Currently, the wheat stocks are around 140 000 tonnes and farmers will be harvesting around 420 000 tonnes of wheat from the 86 000 hectares of wheat planted in the country, well above the national requirement and the need for a decent carry-over stock.
Since wheat is 100 percent irrigated, the huge reserves needed for maize and traditional grains to cope with a major drought are not needed for wheat, hence this is likely to be the first grain to be exported.
Last season the country managed to break all the records since the production of wheat started in 1966 where Zimbabwe achieved 375 000 tonnes of wheat last year from 81 000 ha. Speaking during a wheat field day held at Middlepose farm in Makoni district, Permanent Secretary for Lands, Agriculture, Fisheries, Water and rural Development Dr John Basera said the agriculture recovery growth plan had reverses the negative trends in terms of food production in the country.
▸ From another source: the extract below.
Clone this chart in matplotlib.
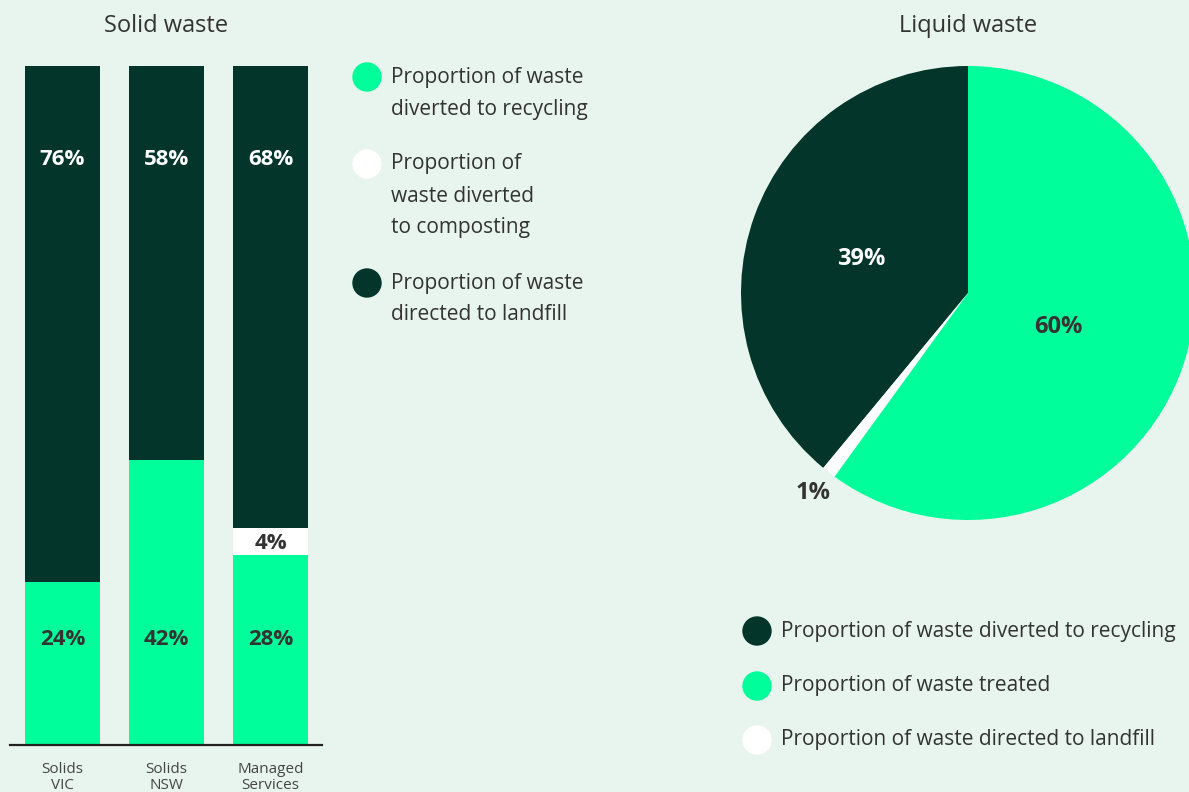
import matplotlib.pyplot as plt
from matplotlib.patches import Circle

# data
bar_cats = ["Solids\nVIC", "Solids\nNSW", "Managed\nServices"]
recycling = [24, 42, 28]
composting = [0, 0, 4]
landfill = [76, 58, 68]

pie_vals = [39, 1, 60]   # recycling (dark), landfill (white), treated (green)
pie_legend = ["Proportion of waste diverted to recycling",
              "Proportion of waste treated",
              "Proportion of waste directed to landfill"]
bar_legend = ["Proportion of waste\ndiverted to recycling",
              "Proportion of\nwaste diverted\nto composting",
              "Proportion of waste\ndirected to landfill"]

BG = "#E8F5EE"
DARK = "#03352A"
GREEN = "#00FE9A"
WHITE = "#FFFFFF"
TXT = "#333333"

plt.rcParams['font.family'] = ['Open Sans', 'DejaVu Sans']

W, H = 1189, 792
fig = plt.figure(figsize=(W / 100, H / 100), dpi=100, facecolor=BG)

def px_axes(x0, y0, x1, y1):
    # pixel box (top-left origin) -> figure axes
    return fig.add_axes([x0 / W, 1 - y1 / H, (x1 - x0) / W, (y1 - y0) / H])

# ---- bar chart ----
ax = px_axes(10, 66, 322, 745)
ax.set_facecolor(BG)
x = range(len(bar_cats))
w = 0.721
ax.bar(x, recycling, w, color=GREEN)
ax.bar(x, composting, w, bottom=recycling, color=WHITE)
bot2 = [r + c for r, c in zip(recycling, composting)]
ax.bar(x, landfill, w, bottom=bot2, color=DARK)
ax.set_xlim(-0.505, 2.495)
ax.set_ylim(0, 100)
for s in ["top", "right", "left"]:
    ax.spines[s].set_visible(False)
ax.spines["bottom"].set_color("#222222")
ax.spines["bottom"].set_linewidth(1.6)
ax.set_yticks([])
ax.set_xticks(list(x))
ax.set_xticklabels(bar_cats, fontsize=11, color="#444444", linespacing=1.15)
ax.tick_params(axis="x", length=0, pad=12)
lab_kw = dict(ha="center", va="center", fontsize=16, fontweight="bold")
for i in x:
    ax.text(i, 86.2, f"{landfill[i]}%", color="white", **lab_kw)
    ax.text(i, 15.6, f"{recycling[i]}%", color=TXT, **lab_kw)
    if composting[i]:
        ax.text(i, recycling[i] + composting[i] / 2 - 0.3, f"{composting[i]}%",
                color=TXT, **lab_kw)

# ---- pie ----
cx, cy, r = 968, 293, 227
pax = px_axes(cx - r, cy - r, cx + r, cy + r)
pax.pie(pie_vals, colors=[DARK, WHITE, GREEN], startangle=90, counterclock=True,
        radius=1, wedgeprops=dict(linewidth=0))
pax.set_xlim(-1, 1)
pax.set_ylim(-1, 1)
pax.set_aspect("equal")
pax.axis("off")

# overlay in pixel coords for titles, labels and legends
ov = fig.add_axes([0, 0, 1, 1], facecolor="none")
ov.set_xlim(0, W)
ov.set_ylim(H, 0)
ov.axis("off")

ov.text(166, 26, "Solid waste", ha="center", va="center", fontsize=17, color=TXT)
ov.text(968, 26, "Liquid waste", ha="center", va="center", fontsize=17, color=TXT)

pie_kw = dict(ha="center", va="center", fontsize=17, fontweight="bold")
ov.text(861, 259, f"{pie_vals[0]}%", color="white", **pie_kw)
ov.text(1058, 327, f"{pie_vals[2]}%", color=TXT, **pie_kw)
ov.text(813, 493, f"{pie_vals[1]}%", color=TXT, **pie_kw)

# bar legend
for (ytop, lab, col) in zip([77, 164, 283], bar_legend, [GREEN, WHITE, DARK]):
    ov.add_patch(Circle((367, ytop), 14, color=col))
    for k, line in enumerate(lab.split("\n")):
        ov.text(391, ytop + 32 * k, line, ha="left", va="center",
                fontsize=15, color=TXT)

# pie legend
for (yy, lab, col) in zip([631, 686, 740], pie_legend, [DARK, GREEN, WHITE]):
    ov.add_patch(Circle((757, yy), 14, color=col))
    ov.text(781, yy, lab, ha="left", va="center", fontsize=15, color=TXT)

fig.savefig("out.png", dpi=100, facecolor=BG)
He said wheat exports should start as soon as possible adding that farmers should employ good agronomic practices to enhance wheat productivity.
“Our plan was to achieve wheat self-sufficiency at all costs. Currently in about three to four months we will start to export wheat in October to November. We need import substitution because we keep saving our hard foreign currency so that we create more jobs because the moment we import container loads of grain or wheat we are exporting container loads of jobs. We are food secure as a country so we need food security first as one of the fundamental start up building blocks for the growth of our economy,” he said.
“Good agronomic practices are the only ways to increase productivity so we need to be targeting to export our first tonne of wheat this year. We are now coming back as the bread basket of Southern Africa,” he said.
Recently, Dr Basera said farmers should take advantage of the wheat markets that are in Mozambique adding that the geopolitical conflicts in the Eastern Europe also taught Africa to look more inward since Russia and Ukraine control 30 percent of the global wheat exports.
Minister of State for Provincial Affairs and Devolution responsible for Manicaland Cde Nokuthula Matsikenyere applauded Manicaland for participating and contributing immensely in food security in farming and horticulture.
“This season we had a target of 10 000 hectares of wheat but we surpassed our target and we have 11 867ha which is quite remarkable. I would like to thank President Mnangagwa for supplying fertilisers and seed for wheat production and other support programmes. What we are geared now is higher yields of the planted crops. Let’s work together and get higher yields in our crops and in preparation for summer,” she said.
Seed Co Zimbabwe head of agronomy services Mrs Wendy Madzura said it is important to employ good agronomic practices to any cropping venture to unlock the value.“When wheat is at the vegetative stage, booting to heading stage, we encourage our framers to employ good agronomic practices by following acronym FINAL which means fertilisation, irrigation, nurturing followed by analysis coupled with love for your crop and environment so in fertiliser management farmers should understand that it contributes to the quality and quantity of the crop.
She said the irrigation schedule should depend on the soil type with sandy soils needing more frequent visits with more water since it loose more water faster than clay soils.Farmers this year are optimistic that a good harvest is ahead of them because of the availability of water and electricity supplies.
Mrs Monica Mukaro of Makoni South in ward 25 indicted that she is looking ahead for harvest.“This season there is a possibility of achieving more, so far no disruptions on electricity, we are irrigating well. So we are still working with agronomists and extension workers so as to increase productivity,” she said. Middlepose farm manager Mr Tatenda Mhuru said this season he is expecting six tonnes per hectare.“We are expecting better yields this season compared to the previous season. We managed to take our soils to testing so we are sure this season we can make it,” he said.
This season Government is well prepared in supporting wheat better than the previous seasons as it is working closely with important stakeholders such as ZESA and ZINWA to ensure that there is uninterrupted power supply as well enough water for irrigation to maintain wheat surpluses.